GIVEN INFORMATION ▸
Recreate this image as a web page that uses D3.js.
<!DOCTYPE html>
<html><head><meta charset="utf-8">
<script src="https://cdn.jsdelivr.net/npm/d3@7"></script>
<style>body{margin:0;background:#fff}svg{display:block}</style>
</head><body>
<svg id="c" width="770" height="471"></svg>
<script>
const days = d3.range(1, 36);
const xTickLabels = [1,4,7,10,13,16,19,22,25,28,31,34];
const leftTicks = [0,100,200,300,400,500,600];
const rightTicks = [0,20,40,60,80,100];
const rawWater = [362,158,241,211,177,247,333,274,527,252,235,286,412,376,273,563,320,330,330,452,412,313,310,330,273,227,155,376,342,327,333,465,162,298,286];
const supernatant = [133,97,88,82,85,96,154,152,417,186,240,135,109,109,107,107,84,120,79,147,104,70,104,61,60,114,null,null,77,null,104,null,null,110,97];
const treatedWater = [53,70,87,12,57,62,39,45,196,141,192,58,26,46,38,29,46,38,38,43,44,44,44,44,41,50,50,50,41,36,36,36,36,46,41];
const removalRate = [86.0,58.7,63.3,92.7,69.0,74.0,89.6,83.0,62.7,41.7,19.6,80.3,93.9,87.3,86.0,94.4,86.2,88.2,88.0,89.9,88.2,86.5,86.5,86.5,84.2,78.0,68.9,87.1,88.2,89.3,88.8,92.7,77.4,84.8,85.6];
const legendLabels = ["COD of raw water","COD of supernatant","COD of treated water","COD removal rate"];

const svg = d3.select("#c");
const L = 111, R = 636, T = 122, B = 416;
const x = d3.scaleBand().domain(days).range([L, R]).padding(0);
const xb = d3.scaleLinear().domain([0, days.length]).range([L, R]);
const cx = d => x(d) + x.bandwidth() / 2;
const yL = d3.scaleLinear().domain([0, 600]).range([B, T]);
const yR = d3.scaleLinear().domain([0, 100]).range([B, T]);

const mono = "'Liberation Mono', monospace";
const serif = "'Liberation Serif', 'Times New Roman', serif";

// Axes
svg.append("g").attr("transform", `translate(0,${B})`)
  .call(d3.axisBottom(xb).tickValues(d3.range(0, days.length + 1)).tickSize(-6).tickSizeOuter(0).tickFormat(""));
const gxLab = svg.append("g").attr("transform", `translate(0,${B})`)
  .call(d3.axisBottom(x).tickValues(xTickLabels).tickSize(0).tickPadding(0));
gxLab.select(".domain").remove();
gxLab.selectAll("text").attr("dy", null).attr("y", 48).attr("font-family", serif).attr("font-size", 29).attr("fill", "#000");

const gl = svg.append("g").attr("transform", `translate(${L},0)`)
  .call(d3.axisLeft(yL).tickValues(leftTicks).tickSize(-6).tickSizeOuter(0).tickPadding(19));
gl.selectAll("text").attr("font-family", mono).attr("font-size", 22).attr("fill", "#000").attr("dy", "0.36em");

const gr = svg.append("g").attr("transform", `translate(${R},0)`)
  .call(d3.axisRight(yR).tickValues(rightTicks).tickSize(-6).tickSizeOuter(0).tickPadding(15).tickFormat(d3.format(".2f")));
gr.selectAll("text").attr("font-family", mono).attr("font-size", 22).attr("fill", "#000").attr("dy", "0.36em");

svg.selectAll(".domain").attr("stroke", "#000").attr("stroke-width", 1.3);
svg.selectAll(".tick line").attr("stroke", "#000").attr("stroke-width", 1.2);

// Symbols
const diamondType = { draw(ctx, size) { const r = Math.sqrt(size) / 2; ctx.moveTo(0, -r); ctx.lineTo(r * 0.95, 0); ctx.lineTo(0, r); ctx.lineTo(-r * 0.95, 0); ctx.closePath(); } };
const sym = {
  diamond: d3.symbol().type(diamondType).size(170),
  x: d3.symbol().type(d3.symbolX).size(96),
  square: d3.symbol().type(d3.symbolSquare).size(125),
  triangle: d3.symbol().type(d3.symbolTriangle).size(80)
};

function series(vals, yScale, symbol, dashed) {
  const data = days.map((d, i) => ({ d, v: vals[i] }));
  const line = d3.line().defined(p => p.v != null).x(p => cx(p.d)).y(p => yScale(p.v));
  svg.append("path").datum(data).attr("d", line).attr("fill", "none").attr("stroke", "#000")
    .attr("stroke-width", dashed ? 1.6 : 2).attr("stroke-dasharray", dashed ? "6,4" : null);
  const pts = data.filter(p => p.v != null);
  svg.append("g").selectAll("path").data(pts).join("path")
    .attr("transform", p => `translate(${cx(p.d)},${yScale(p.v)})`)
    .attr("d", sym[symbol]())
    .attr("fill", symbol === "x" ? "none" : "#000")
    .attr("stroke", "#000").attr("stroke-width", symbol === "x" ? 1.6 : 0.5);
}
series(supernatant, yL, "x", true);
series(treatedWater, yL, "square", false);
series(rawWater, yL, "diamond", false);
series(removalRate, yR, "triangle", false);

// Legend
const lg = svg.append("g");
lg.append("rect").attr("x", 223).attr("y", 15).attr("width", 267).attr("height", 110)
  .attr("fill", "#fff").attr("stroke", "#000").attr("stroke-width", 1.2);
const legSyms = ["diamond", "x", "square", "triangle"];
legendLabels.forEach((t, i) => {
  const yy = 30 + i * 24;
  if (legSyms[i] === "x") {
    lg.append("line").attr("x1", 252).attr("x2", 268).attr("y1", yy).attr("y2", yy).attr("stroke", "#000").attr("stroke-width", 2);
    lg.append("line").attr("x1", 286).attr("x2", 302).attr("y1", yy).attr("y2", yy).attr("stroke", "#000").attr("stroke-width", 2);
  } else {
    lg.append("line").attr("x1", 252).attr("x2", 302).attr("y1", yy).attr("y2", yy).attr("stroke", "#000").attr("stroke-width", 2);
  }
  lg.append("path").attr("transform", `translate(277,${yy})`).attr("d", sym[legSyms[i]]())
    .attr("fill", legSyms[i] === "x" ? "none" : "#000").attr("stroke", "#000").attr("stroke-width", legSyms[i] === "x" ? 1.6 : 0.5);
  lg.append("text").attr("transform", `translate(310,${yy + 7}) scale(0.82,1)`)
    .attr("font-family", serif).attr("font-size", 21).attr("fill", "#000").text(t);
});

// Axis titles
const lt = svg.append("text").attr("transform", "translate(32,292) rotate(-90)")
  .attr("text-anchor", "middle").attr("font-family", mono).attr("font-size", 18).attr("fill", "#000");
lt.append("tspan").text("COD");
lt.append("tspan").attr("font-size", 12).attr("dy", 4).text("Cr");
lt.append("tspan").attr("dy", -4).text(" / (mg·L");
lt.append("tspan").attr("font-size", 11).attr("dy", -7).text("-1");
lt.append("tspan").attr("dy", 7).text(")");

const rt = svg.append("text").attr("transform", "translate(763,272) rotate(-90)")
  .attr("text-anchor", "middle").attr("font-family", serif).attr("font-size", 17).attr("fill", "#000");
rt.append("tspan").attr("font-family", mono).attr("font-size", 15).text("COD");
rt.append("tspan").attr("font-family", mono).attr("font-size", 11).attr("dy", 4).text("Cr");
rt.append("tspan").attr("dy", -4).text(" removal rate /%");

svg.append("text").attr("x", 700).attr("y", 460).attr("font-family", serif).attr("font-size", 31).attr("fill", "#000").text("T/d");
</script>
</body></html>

SHORT PROBLEM ▸ Using the listing above, retype each line exactly.

IN RESPONSE ▸
Recreate this image as a web page that uses D3.js.
<!DOCTYPE html>
<html><head><meta charset="utf-8">
<script src="https://cdn.jsdelivr.net/npm/d3@7"></script>
<style>body{margin:0;background:#fff}svg{display:block}</style>
</head><body>
<svg id="c" width="770" height="471"></svg>
<script>
const days = d3.range(1, 36);
const xTickLabels = [1,4,7,10,13,16,19,22,25,28,31,34];
const leftTicks = [0,100,200,300,400,500,600];
const rightTicks = [0,20,40,60,80,100];
const rawWater = [362,158,241,211,177,247,333,274,527,252,235,286,412,376,273,563,320,330,330,452,412,313,310,330,273,227,155,376,342,327,333,465,162,298,286];
const supernatant = [133,97,88,82,85,96,154,152,417,186,240,135,109,109,107,107,84,120,79,147,104,70,104,61,60,114,null,null,77,null,104,null,null,110,97];
const treatedWater = [53,70,87,12,57,62,39,45,196,141,192,58,26,46,38,29,46,38,38,43,44,44,44,44,41,50,50,50,41,36,36,36,36,46,41];
const removalRate = [86.0,58.7,63.3,92.7,69.0,74.0,89.6,83.0,62.7,41.7,19.6,80.3,93.9,87.3,86.0,94.4,86.2,88.2,88.0,89.9,88.2,86.5,86.5,86.5,84.2,78.0,68.9,87.1,88.2,89.3,88.8,92.7,77.4,84.8,85.6];
const legendLabels = ["COD of raw water","COD of supernatant","COD of treated water","COD removal rate"];

const svg = d3.select("#c");
const L = 111, R = 636, T = 122, B = 416;
const x = d3.scaleBand().domain(days).range([L, R]).padding(0);
const xb = d3.scaleLinear().domain([0, days.length]).range([L, R]);
const cx = d => x(d) + x.bandwidth() / 2;
const yL = d3.scaleLinear().domain([0, 600]).range([B, T]);
const yR = d3.scaleLinear().domain([0, 100]).range([B, T]);

const mono = "'Liberation Mono', monospace";
const serif = "'Liberation Serif', 'Times New Roman', serif";

// Axes
svg.append("g").attr("transform", `translate(0,${B})`)
  .call(d3.axisBottom(xb).tickValues(d3.range(0, days.length + 1)).tickSize(-6).tickSizeOuter(0).tickFormat(""));
const gxLab = svg.append("g").attr("transform", `translate(0,${B})`)
  .call(d3.axisBottom(x).tickValues(xTickLabels).tickSize(0).tickPadding(0));
gxLab.select(".domain").remove();
gxLab.selectAll("text").attr("dy", null).attr("y", 48).attr("font-family", serif).attr("font-size", 29).attr("fill", "#000");

const gl = svg.append("g").attr("transform", `translate(${L},0)`)
  .call(d3.axisLeft(yL).tickValues(leftTicks).tickSize(-6).tickSizeOuter(0).tickPadding(19));
gl.selectAll("text").attr("font-family", mono).attr("font-size", 22).attr("fill", "#000").attr("dy", "0.36em");

const gr = svg.append("g").attr("transform", `translate(${R},0)`)
  .call(d3.axisRight(yR).tickValues(rightTicks).tickSize(-6).tickSizeOuter(0).tickPadding(15).tickFormat(d3.format(".2f")));
gr.selectAll("text").attr("font-family", mono).attr("font-size", 22).attr("fill", "#000").attr("dy", "0.36em");

svg.selectAll(".domain").attr("stroke", "#000").attr("stroke-width", 1.3);
svg.selectAll(".tick line").attr("stroke", "#000").attr("stroke-width", 1.2);

// Symbols
const diamondType = { draw(ctx, size) { const r = Math.sqrt(size) / 2; ctx.moveTo(0, -r); ctx.lineTo(r * 0.95, 0); ctx.lineTo(0, r); ctx.lineTo(-r * 0.95, 0); ctx.closePath(); } };
const sym = {
  diamond: d3.symbol().type(diamondType).size(170),
  x: d3.symbol().type(d3.symbolX).size(96),
  square: d3.symbol().type(d3.symbolSquare).size(125),
  triangle: d3.symbol().type(d3.symbolTriangle).size(80)
};

function series(vals, yScale, symbol, dashed) {
  const data = days.map((d, i) => ({ d, v: vals[i] }));
  const line = d3.line().defined(p => p.v != null).x(p => cx(p.d)).y(p => yScale(p.v));
  svg.append("path").datum(data).attr("d", line).attr("fill", "none").attr("stroke", "#000")
    .attr("stroke-width", dashed ? 1.6 : 2).attr("stroke-dasharray", dashed ? "6,4" : null);
  const pts = data.filter(p => p.v != null);
  svg.append("g").selectAll("path").data(pts).join("path")
    .attr("transform", p => `translate(${cx(p.d)},${yScale(p.v)})`)
    .attr("d", sym[symbol]())
    .attr("fill", symbol === "x" ? "none" : "#000")
    .attr("stroke", "#000").attr("stroke-width", symbol === "x" ? 1.6 : 0.5);
}
series(supernatant, yL, "x", true);
series(treatedWater, yL, "square", false);
series(rawWater, yL, "diamond", false);
series(removalRate, yR, "triangle", false);

// Legend
const lg = svg.append("g");
lg.append("rect").attr("x", 223).attr("y", 15).attr("width", 267).attr("height", 110)
  .attr("fill", "#fff").attr("stroke", "#000").attr("stroke-width", 1.2);
const legSyms = ["diamond", "x", "square", "triangle"];
legendLabels.forEach((t, i) => {
  const yy = 30 + i * 24;
  if (legSyms[i] === "x") {
    lg.append("line").attr("x1", 252).attr("x2", 268).attr("y1", yy).attr("y2", yy).attr("stroke", "#000").attr("stroke-width", 2);
    lg.append("line").attr("x1", 286).attr("x2", 302).attr("y1", yy).attr("y2", yy).attr("stroke", "#000").attr("stroke-width", 2);
  } else {
    lg.append("line").attr("x1", 252).attr("x2", 302).attr("y1", yy).attr("y2", yy).attr("stroke", "#000").attr("stroke-width", 2);
  }
  lg.append("path").attr("transform", `translate(277,${yy})`).attr("d", sym[legSyms[i]]())
    .attr("fill", legSyms[i] === "x" ? "none" : "#000").attr("stroke", "#000").attr("stroke-width", legSyms[i] === "x" ? 1.6 : 0.5);
  lg.append("text").attr("transform", `translate(310,${yy + 7}) scale(0.82,1)`)
    .attr("font-family", serif).attr("font-size", 21).attr("fill", "#000").text(t);
});

// Axis titles
const lt = svg.append("text").attr("transform", "translate(32,292) rotate(-90)")
  .attr("text-anchor", "middle").attr("font-family", mono).attr("font-size", 18).attr("fill", "#000");
lt.append("tspan").text("COD");
lt.append("tspan").attr("font-size", 12).attr("dy", 4).text("Cr");
lt.append("tspan").attr("dy", -4).text(" / (mg·L");
lt.append("tspan").attr("font-size", 11).attr("dy", -7).text("-1");
lt.append("tspan").attr("dy", 7).text(")");

const rt = svg.append("text").attr("transform", "translate(763,272) rotate(-90)")
  .attr("text-anchor", "middle").attr("font-family", serif).attr("font-size", 17).attr("fill", "#000");
rt.append("tspan").attr("font-family", mono).attr("font-size", 15).text("COD");
rt.append("tspan").attr("font-family", mono).attr("font-size", 11).attr("dy", 4).text("Cr");
rt.append("tspan").attr("dy", -4).text(" removal rate /%");

svg.append("text").attr("x", 700).attr("y", 460).attr("font-family", serif).attr("font-size", 31).attr("fill", "#000").text("T/d");
</script>
</body></html>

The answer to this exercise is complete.